Filter rows with `WHERE`. This is like the filtering in a DataFrame 

`=`,`<`,`>`,`like`

    SELECT * FROM cd4 WHERE cd4_baseline < 850;
    SELECT * FROM cd4 WHERE name like 'Ji%';
    SELECT * FROM cd4 WHERE cd4_baseline < 850 AND name like 'Ji%';

**NULL** is the new **NaN**, and it's special:

    SELECT * FROM cd4 WHERE cd4_followup IS NULL;
    SELECT * FROM cd4 WHERE cd4_followup IS NOT NULL;    
    
**IN** for a list of values:

    SELECT * FROM cd4 WHERE name IN ('Jane','Jill')

### Columns

Specify columns by naming them instead of `*`

    SELECT name FROM cd4;
    
Can reorder too:

    SELECT cd4_baseline, cd4_followup, name FROM cd4;

Or even rename:

    SELECT cd4_baseline AS baseline, cd4_followup AS followup, name from cd4;

### Calculations 

Generate calculated columns:

    SELECT cd4_followup - cd4_baseline FROM cd4;

Let's build that **percent_change** calculation we had in pandas. 
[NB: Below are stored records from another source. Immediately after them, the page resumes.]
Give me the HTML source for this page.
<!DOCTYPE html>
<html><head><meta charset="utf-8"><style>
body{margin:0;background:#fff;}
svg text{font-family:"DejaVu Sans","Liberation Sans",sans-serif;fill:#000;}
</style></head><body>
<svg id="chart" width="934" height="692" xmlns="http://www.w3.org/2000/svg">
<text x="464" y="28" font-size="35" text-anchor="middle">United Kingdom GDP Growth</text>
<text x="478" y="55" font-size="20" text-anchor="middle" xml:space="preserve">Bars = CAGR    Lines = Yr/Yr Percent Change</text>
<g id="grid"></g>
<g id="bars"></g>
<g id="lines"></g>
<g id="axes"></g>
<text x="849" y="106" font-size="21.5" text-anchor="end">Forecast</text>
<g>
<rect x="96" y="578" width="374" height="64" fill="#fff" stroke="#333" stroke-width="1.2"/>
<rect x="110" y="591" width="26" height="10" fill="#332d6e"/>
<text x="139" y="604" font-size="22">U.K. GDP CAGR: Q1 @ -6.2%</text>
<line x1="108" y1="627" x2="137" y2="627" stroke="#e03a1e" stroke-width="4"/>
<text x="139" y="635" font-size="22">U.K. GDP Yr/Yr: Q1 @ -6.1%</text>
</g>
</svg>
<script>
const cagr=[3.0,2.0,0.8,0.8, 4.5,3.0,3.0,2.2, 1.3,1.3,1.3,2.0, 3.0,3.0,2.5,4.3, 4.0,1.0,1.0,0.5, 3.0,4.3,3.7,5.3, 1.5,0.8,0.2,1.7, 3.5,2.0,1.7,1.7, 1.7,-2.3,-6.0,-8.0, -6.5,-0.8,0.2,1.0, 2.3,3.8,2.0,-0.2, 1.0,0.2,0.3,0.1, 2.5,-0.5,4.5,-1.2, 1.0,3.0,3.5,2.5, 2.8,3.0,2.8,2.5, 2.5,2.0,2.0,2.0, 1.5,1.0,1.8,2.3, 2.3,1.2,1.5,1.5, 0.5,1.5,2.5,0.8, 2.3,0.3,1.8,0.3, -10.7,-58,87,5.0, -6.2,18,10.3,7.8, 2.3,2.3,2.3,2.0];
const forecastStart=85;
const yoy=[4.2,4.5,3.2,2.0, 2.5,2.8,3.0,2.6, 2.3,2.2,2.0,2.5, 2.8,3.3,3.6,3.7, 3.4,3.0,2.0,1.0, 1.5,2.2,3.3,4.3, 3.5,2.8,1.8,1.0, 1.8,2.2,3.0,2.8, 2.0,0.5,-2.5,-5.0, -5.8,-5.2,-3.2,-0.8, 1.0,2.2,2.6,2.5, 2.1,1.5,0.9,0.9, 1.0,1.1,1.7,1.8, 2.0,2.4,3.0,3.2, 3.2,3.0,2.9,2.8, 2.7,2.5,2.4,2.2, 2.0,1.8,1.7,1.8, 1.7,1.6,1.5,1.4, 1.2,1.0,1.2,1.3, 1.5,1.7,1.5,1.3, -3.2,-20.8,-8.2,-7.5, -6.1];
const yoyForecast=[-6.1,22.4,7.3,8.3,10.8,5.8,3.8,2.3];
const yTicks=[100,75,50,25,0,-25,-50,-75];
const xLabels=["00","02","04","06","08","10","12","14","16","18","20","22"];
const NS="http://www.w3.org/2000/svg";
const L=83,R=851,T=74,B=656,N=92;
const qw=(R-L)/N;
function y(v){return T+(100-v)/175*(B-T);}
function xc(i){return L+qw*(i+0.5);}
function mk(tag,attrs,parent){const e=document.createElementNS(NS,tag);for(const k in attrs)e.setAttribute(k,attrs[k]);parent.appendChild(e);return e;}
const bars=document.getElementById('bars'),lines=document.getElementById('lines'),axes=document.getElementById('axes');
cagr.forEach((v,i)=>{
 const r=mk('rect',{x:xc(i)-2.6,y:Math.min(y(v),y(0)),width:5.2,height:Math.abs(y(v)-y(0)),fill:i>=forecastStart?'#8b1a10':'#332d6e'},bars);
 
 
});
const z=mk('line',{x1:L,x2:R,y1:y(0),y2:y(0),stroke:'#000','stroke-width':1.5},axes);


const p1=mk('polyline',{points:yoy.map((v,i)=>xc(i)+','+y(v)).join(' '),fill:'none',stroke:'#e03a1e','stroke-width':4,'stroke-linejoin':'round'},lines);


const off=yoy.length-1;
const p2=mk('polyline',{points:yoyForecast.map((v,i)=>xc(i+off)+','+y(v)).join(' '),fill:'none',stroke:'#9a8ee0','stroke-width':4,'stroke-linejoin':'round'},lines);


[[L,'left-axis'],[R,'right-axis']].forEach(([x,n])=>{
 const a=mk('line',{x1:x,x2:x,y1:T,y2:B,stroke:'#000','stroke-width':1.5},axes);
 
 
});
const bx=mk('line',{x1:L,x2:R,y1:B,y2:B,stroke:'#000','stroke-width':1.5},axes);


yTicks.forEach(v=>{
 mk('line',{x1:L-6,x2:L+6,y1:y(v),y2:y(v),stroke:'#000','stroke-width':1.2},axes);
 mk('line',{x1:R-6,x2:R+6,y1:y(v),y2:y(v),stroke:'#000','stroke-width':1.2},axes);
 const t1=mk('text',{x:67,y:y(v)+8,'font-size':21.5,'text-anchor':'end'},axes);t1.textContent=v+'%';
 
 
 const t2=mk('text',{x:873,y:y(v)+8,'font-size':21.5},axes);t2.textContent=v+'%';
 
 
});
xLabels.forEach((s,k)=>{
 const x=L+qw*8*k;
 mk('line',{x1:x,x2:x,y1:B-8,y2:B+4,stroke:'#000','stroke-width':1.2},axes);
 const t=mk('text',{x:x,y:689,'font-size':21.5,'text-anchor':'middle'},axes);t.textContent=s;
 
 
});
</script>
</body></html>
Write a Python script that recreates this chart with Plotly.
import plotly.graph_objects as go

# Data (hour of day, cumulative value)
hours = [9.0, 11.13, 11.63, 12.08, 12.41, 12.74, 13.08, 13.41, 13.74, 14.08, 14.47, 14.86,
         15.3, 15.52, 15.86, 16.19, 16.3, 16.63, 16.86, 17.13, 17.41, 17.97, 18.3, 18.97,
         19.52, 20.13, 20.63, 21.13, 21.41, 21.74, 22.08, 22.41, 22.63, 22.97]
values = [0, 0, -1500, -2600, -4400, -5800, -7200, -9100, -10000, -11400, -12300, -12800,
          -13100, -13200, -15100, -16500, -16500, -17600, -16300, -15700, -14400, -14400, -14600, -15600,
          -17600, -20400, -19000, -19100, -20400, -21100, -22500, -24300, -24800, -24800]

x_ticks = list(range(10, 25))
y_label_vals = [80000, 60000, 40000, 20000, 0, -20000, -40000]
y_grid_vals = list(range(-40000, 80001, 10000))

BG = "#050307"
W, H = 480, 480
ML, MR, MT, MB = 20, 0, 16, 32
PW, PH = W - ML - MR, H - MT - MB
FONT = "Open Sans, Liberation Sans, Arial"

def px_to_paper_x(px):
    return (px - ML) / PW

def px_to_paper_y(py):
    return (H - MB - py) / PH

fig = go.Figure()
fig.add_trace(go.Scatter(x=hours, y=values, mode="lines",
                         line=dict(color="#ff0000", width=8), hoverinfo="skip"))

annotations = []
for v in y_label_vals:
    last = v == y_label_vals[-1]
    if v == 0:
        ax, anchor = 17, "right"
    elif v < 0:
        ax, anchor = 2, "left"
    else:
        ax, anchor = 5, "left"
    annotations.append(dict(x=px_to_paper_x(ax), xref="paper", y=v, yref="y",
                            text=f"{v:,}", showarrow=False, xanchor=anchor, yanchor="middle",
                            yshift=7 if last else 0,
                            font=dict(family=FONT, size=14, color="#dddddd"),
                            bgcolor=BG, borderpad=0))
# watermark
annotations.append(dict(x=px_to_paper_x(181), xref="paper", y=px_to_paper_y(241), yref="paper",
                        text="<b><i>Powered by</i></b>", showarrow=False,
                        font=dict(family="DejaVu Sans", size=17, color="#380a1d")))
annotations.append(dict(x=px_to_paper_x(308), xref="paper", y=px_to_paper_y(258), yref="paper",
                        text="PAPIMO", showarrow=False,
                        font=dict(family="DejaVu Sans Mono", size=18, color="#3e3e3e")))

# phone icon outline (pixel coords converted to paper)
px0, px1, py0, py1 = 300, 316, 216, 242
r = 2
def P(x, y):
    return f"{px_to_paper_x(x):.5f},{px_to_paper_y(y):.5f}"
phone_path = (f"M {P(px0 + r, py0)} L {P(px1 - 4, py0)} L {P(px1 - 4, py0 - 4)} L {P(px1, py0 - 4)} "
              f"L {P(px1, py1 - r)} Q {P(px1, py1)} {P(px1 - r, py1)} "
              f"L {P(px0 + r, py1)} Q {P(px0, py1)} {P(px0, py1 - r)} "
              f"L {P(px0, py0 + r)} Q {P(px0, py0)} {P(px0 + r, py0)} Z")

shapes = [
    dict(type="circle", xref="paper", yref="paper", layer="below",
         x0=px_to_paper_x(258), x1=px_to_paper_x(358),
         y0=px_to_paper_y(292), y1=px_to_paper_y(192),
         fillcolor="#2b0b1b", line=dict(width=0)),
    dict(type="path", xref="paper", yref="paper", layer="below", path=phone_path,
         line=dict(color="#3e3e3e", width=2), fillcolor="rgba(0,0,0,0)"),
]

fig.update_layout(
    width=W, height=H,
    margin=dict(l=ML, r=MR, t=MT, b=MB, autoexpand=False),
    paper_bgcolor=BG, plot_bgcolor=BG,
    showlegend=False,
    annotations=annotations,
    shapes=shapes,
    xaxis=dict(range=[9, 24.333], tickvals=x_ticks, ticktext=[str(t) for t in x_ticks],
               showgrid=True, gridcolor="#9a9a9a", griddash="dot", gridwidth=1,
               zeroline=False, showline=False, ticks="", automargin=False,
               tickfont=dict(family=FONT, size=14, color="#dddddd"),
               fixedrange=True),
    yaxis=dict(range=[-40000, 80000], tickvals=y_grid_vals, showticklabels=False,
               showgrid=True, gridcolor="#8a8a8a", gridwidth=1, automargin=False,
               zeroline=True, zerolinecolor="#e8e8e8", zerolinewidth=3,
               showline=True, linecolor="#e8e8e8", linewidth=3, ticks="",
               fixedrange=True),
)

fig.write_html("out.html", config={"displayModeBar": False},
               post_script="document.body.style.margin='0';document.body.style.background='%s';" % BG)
1. diff = followup - baseline
2. percent = (diff / baseline) * 100

We can use parenthesis to group calculations

    SELECT *, cd4_followup - cd4_baseline FROM cd4;

    SELECT *, (cd4_followup - cd4_baseline) / cd4_baseline FROM cd4;

    SELECT *, (100 * (cd4_followup - cd4_baseline) / cd4_baseline) FROM cd4;

    SELECT *, (100 * (cd4_followup - cd4_baseline) / cd4_baseline) as percent_change FROM cd4;

### Moving data between systems

- Existing data in a database
- Bringing data to analysis _(or analysis to data)_
- Plaintext or CSV is universal


### Export to CSV

Using `.header` and `.mode` [again](https://www.sqlite.org/cli.html)

Just one new command: `.once`

    sqlite> .header on
    sqlite> .mode csv
    sqlite> .once cd4_export.csv
    sqlite> SELECT * FROM cd4;

Exercise: Create a CSV file with data sorted by **cd4_baseline** that includes **percent_change**.

### Import from CSV

The `.import` command does this

    .import file.csv table_name

Two cases: creating a new table or importing to an existing table

Let's import the **long_data.csv** file into a database


### Exercise: Importing a CSV

    sqlite> .open long_data.db
    sqlite> .mode csv
    sqlite> .import long_data_cleaned.csv long_data

Now we can query long_data. What's the schema?